Intanto, la sua riflessione sui “tempi” del ministero e sulla loro gestione. Fino a 50 anni, Keller era un (quasi) perfetto sconosciuto. Nell’ombra ha lavorato evangelizzando, predicando, discepolando, insegnando, costruendo reti e irrobustendo una visione. Poi è diventato una personalità pubblica nota al grande pubblico (evangelico), ma era ormai spiritualmente solido per “reggere” il successo senza farsi sopraffare da istinti giovanili da celebrity da quattro soldi. Fino a 60 anni, non ha scritto granché, ma ha letto molto immagazzinando e macinando testi e temi. Non si è fatto prendere dalla frenesia di pubblicare ogni articolo. Arrivata la maturità teologica e ministeriale, ha iniziato a pubblicare libri molti popolari: Ragioni per Dio, Il Dio prodigo, Idoli e inganni, Il matrimonio, ecc. Morale: ordinariamente, ad ogni stagione del ministero corrisponde una chiamata particolare e, sempre ordinariamente, non è utile saltare le tappe, volendo subito tutto. E’ bene volare basso, stare attaccati alla realtà spirituale del momento, non sovradimensionarsi, lavorare in modo incrementale aspettando che sia l’approvazione di Dio ad aprire opportunità nuove, senza forzarle.

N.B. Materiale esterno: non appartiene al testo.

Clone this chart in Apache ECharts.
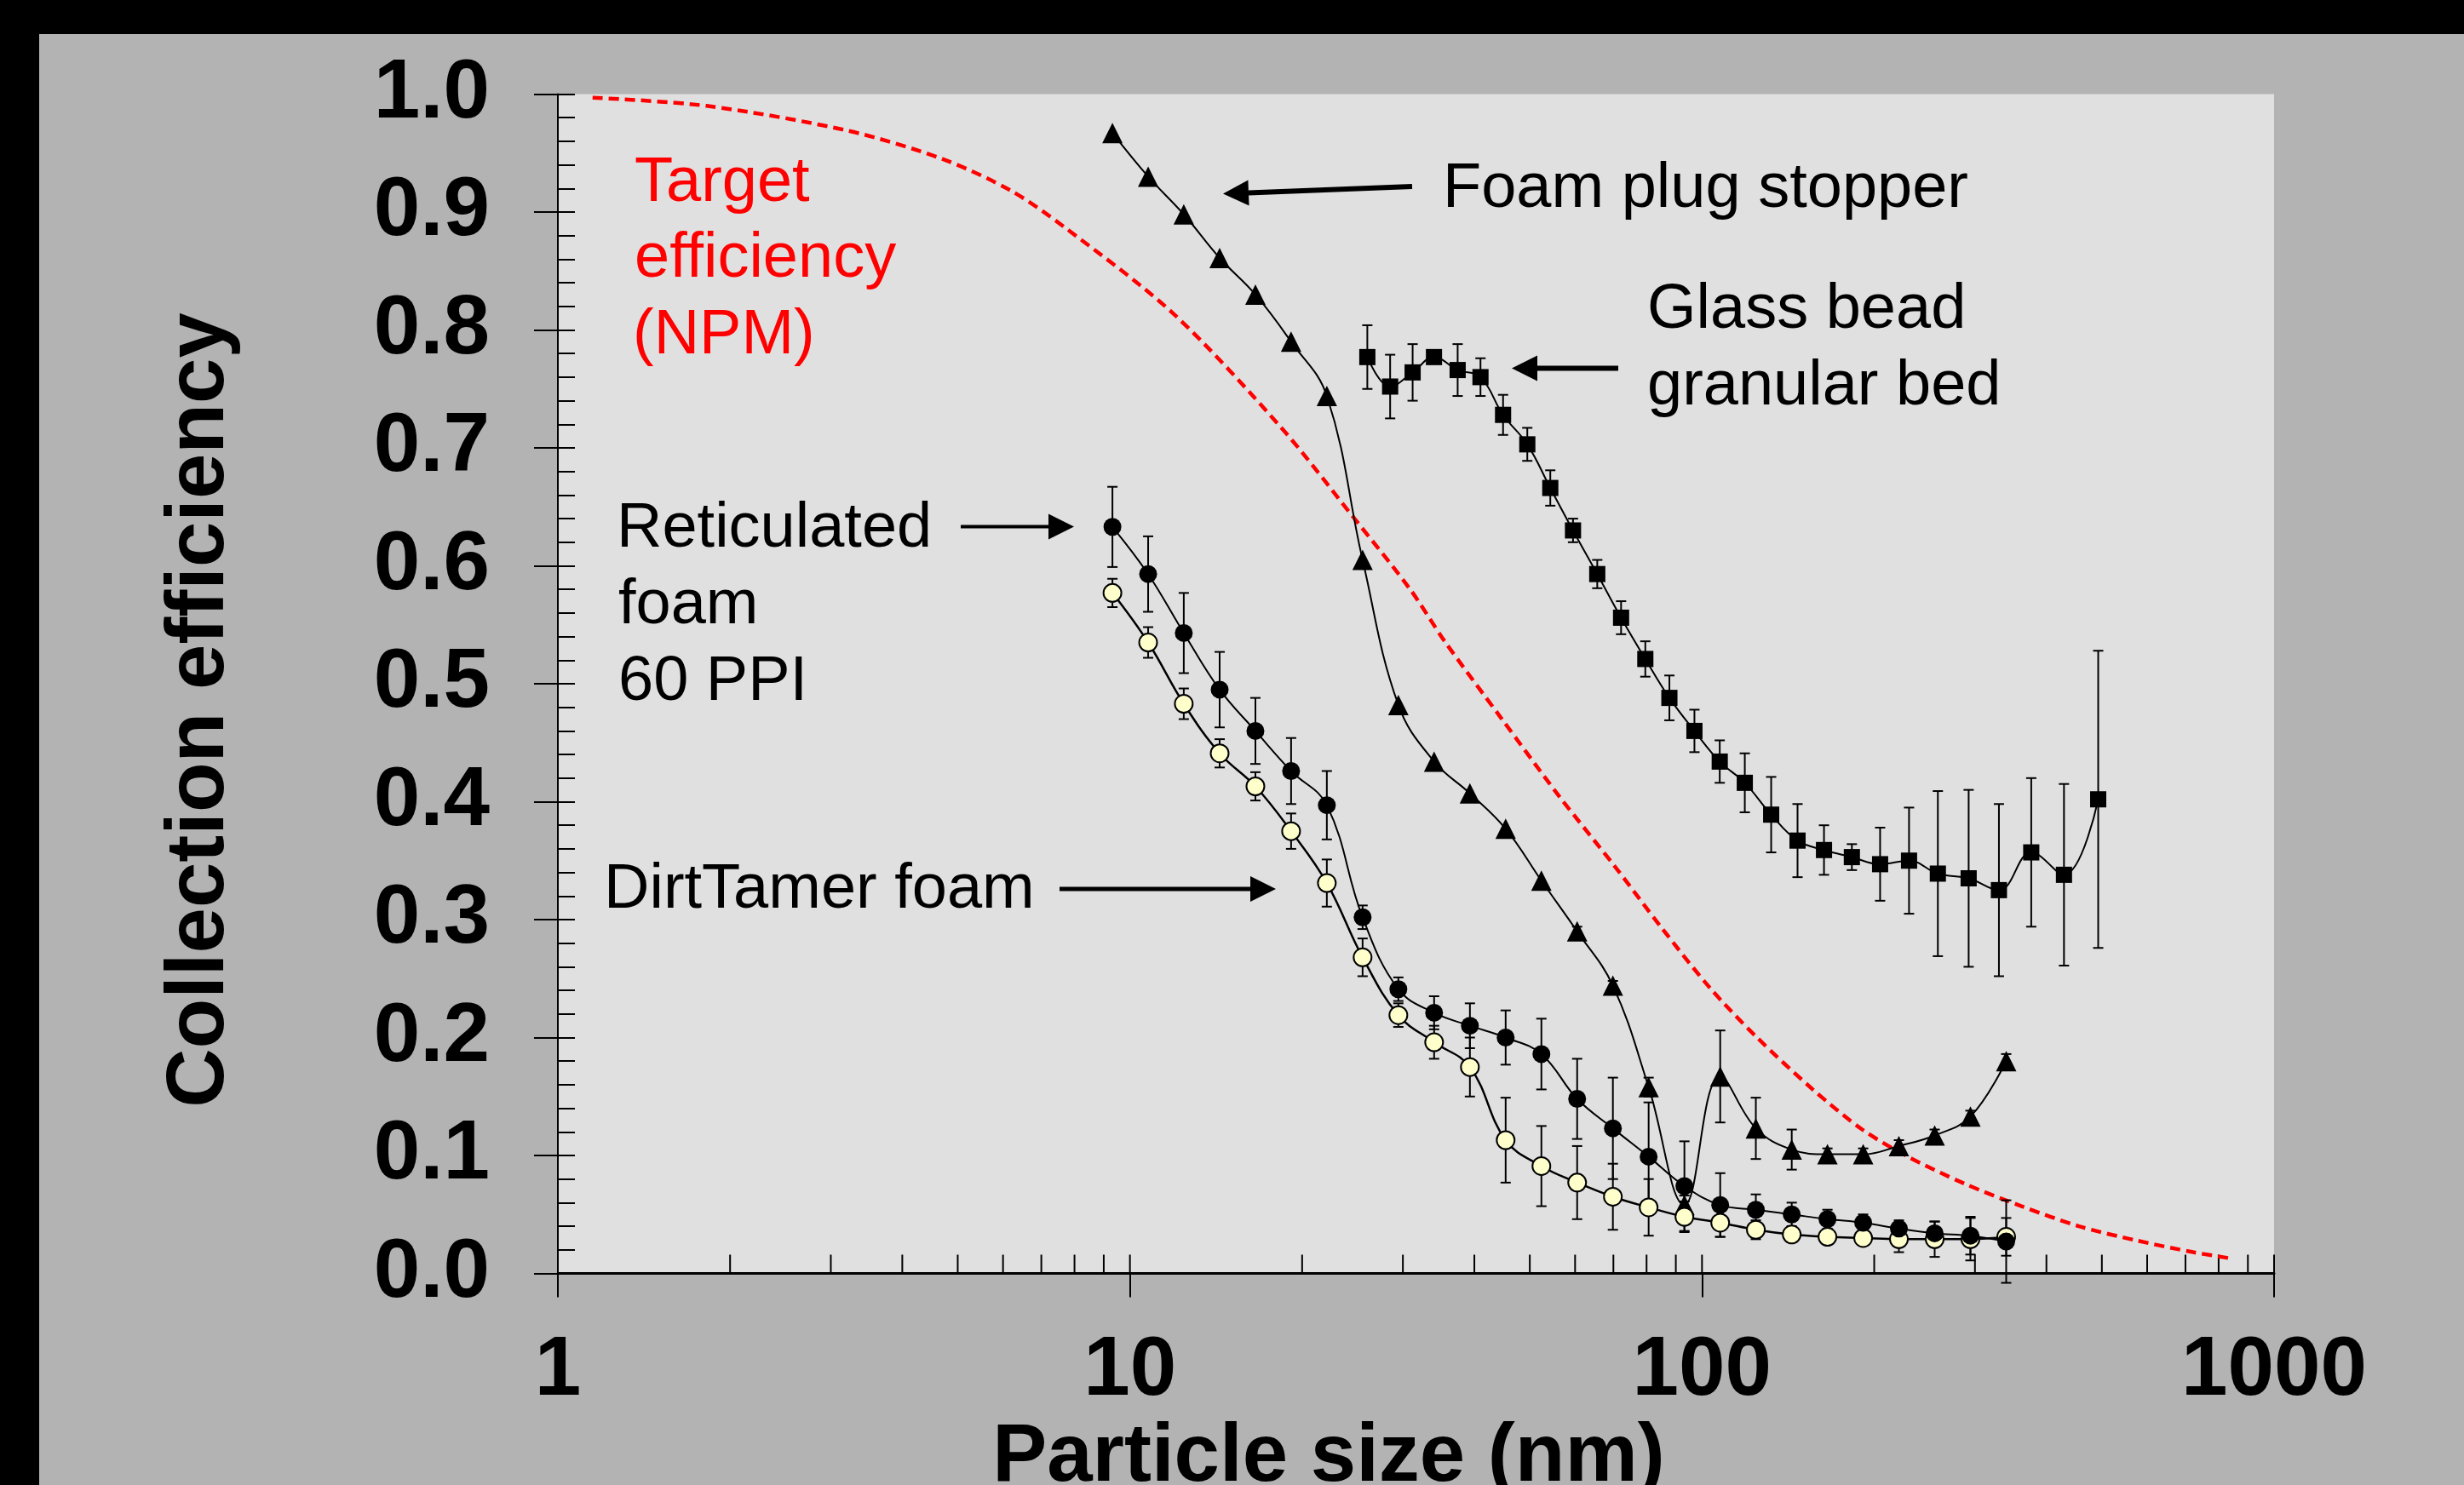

Poi, ho trovato stimolante la sua navigazione nella polarizzazione attuale nella cultura evangelica americana. Dice Keller: “se un cristiano vive in ubbidienza alla Scrittura, lui o lei non starà dentro l’ideologia politica binaria (ndr: conservatore vs progressista). Sono arrivato al punto di abbracciare la confusione”. In un contesto come gli USA, il fronte teologicamente conservatore tende ad essere associato a uno schieramento culturalmente e politicamente conservatore (leggi: repubblicano), come se vi fosse una relazione di simbiosi o di necessità. Keller dice che il messaggio biblico, pur inculturandosi in una storia particolare, scombina le facili classificazioni politiche e non può perdere la voce profetica che critica lo status quo, qualunque esso sia, perché comunque affetto da idoli palesi o occulti. In altre parole, la cultura evangelica, proprio perché è radicata nella Scrittura, è culturalmente e politicamente conservatrice e riformista allo stesso tempo.

Infine, la conclusione dell’intervista da cui siamo partiti. “Guardando indietro, c’è qualcosa che avresti fatto diversamente nel tuo ministero? Senza dubbio, avrei dovuto pregare di più”. E’ un’umile e onesta ammissione di una lacuna spirituale a cui, anche un uomo del calibro spirituale di Keller, non ha saputo far fronte in modo accettabile. A settembre 2021 le Giornate teologiche dell’IFED hanno avuto come tema: “La preghiera, questa sconosciuta”, a testimonianza del fatto che la preghiera, per quanto sulla bocca di tanti, resta una disciplina carente nella vita di molti, anche tra le personalità più in vista del mondo evangelico. Una sobria ammissione su cui ciascuno si può rispecchiare.  

[1] Vedi anche il resoconto sull’incontro al Senato: “Ragioni per Dio: per un confronto civile e partecipato”, Ideaitalia XVII (2014/1) p. 3.